Mark Twain noted, “My mother had a great deal of trouble with me, but I think she enjoyed it.” But I notice that we never got any confirmation of that claim from his mom.

“The one thing children wear out faster than shoes is parents,” John J. Plomp said. I don’t know who Mr. Plomp is, but I bet he was referring to mothers specifically.

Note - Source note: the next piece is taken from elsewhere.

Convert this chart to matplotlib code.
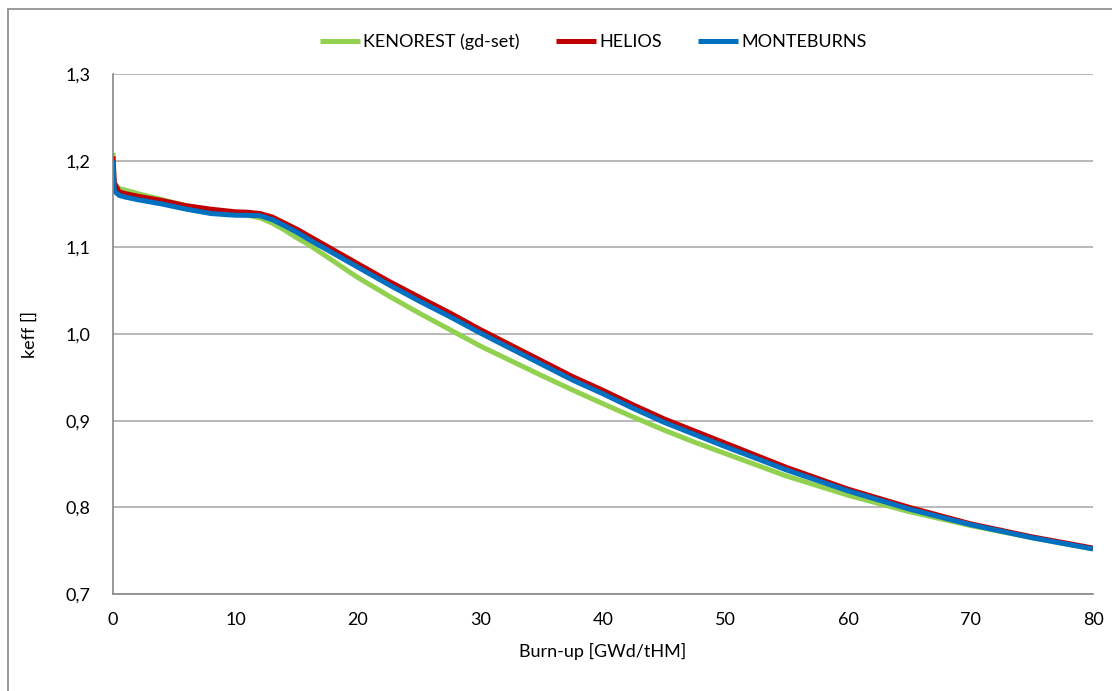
import matplotlib
matplotlib.use("Agg")
import matplotlib.pyplot as plt
from matplotlib.patches import Rectangle
from matplotlib.ticker import FuncFormatter, MultipleLocator

plt.rcParams['font.family'] = ['Lato', 'DejaVu Sans']

# burn-up steps [GWd/tHM]
burnup = [0, 0.1, 0.5, 1, 2, 4, 6, 8, 10, 11, 12, 13, 14, 15, 16, 18, 20,
          22.5, 25, 27.5, 30, 32.5, 35, 37.5, 40, 42.5, 45, 47.5, 50,
          55, 60, 65, 70, 75, 80]

keff_kenorest = [1.209, 1.172, 1.168, 1.166, 1.162, 1.155, 1.148, 1.143, 1.139, 1.137,
                 1.134, 1.128, 1.120, 1.111, 1.103, 1.084, 1.065,
                 1.044, 1.024, 1.005, 0.986, 0.969, 0.952, 0.9355, 0.9195, 0.904,
                 0.889, 0.875, 0.862, 0.836, 0.814, 0.795, 0.779, 0.765, 0.752]

keff_helios = [1.205, 1.175, 1.164, 1.162, 1.159, 1.154, 1.148, 1.144, 1.141, 1.1405,
               1.139, 1.135, 1.128, 1.121, 1.113, 1.097, 1.081,
               1.061, 1.0425, 1.0243, 1.005, 0.987, 0.969, 0.951, 0.935, 0.918,
               0.902, 0.888, 0.874, 0.846, 0.821, 0.800, 0.781, 0.766, 0.753]

keff_monteburns = [1.200, 1.165, 1.160, 1.158, 1.155, 1.150, 1.144, 1.139, 1.137, 1.137,
                   1.1365, 1.132, 1.125, 1.1175, 1.109, 1.093, 1.077,
                   1.057, 1.038, 1.020, 1.001, 0.983, 0.965, 0.947, 0.931, 0.914,
                   0.898, 0.884, 0.870, 0.843, 0.819, 0.798, 0.780, 0.765, 0.752]

series = [
    ("KENOREST (gd-set)", keff_kenorest, "#92D050"),
    ("HELIOS", keff_helios, "#C00000"),
    ("MONTEBURNS", keff_monteburns, "#0070C0"),
]

fig = plt.figure(figsize=(11.12, 6.91), dpi=100)
ax = fig.add_axes([113 / 1112, 97 / 691, 980 / 1112, 520 / 691])

for name, vals, col in series:
    ax.plot(burnup, vals, color=col, lw=3.6, label=name, solid_capstyle='butt')

ax.set_xlim(0, 80)
ax.set_ylim(0.7, 1.3)
ax.xaxis.set_major_locator(MultipleLocator(10))
ax.yaxis.set_major_locator(MultipleLocator(0.1))
ax.yaxis.set_major_formatter(FuncFormatter(lambda v, p: f"{v:.1f}".replace(".", ",")))

ax.grid(axis='y', color='#A6A6A6', lw=1.1)
ax.set_axisbelow(True)
for s in ('top', 'right'):
    ax.spines[s].set_visible(False)
for s in ('left', 'bottom'):
    ax.spines[s].set_color('#888888')
    ax.spines[s].set_linewidth(1.2)
ax.tick_params(length=0, labelsize=13, colors='black', pad=16)
ax.tick_params(axis='x', pad=13)

ax.set_xlabel("Burn-up [GWd/tHM]", fontsize=13, labelpad=11)
ax.set_ylabel("keff []", fontsize=13, labelpad=20)

ax.legend(loc='lower center', bbox_to_anchor=(0.49, 1.015), ncol=3, frameon=False,
          fontsize=13, handlelength=2.2, handletextpad=0.2, columnspacing=2.0)

# outer chart border
fig.patches.append(Rectangle((8 / 1112, -0.1), 1.2, (691 - 9) / 691 + 0.1,
                             transform=fig.transFigure, fill=False,
                             edgecolor='#888888', lw=1.2))

fig.savefig("out.png", dpi=100)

Other observations about motherhood by the great philosophers — all of whom had mothers — include:

• The real menace in dealing with a 5-year-old is that in no time at all you begin to sound like a 5-year-old.– Jean Kerr

• “My 2-year-old referred to her coat pockets as “snack holes,” and this is what I shall forever call them.” — Rebecca Caprara

• “Cleaning your house while your kids are still growing is like shoveling the walk before it stops snowing.” — Phyllis Diller

• “No matter how old a mother is, she watches her middle-aged children for signs of improvement.” — Florida Scott-Maxwell

• “This would be a better world for children if parents had to eat the spinach.” — Groucho Marx

• “A suburban mother’s role is to deliver children; obstetrically once and by car forever after.” — Peter De Vries

• “Insanity is hereditary; you get it from your children.” — Sam Levenson

• “If evolution really works, how come mothers only have two hands?” — Milton Berle

To all you mothers out there, Happy Mother’s Day. And happy birthday, too, Mom.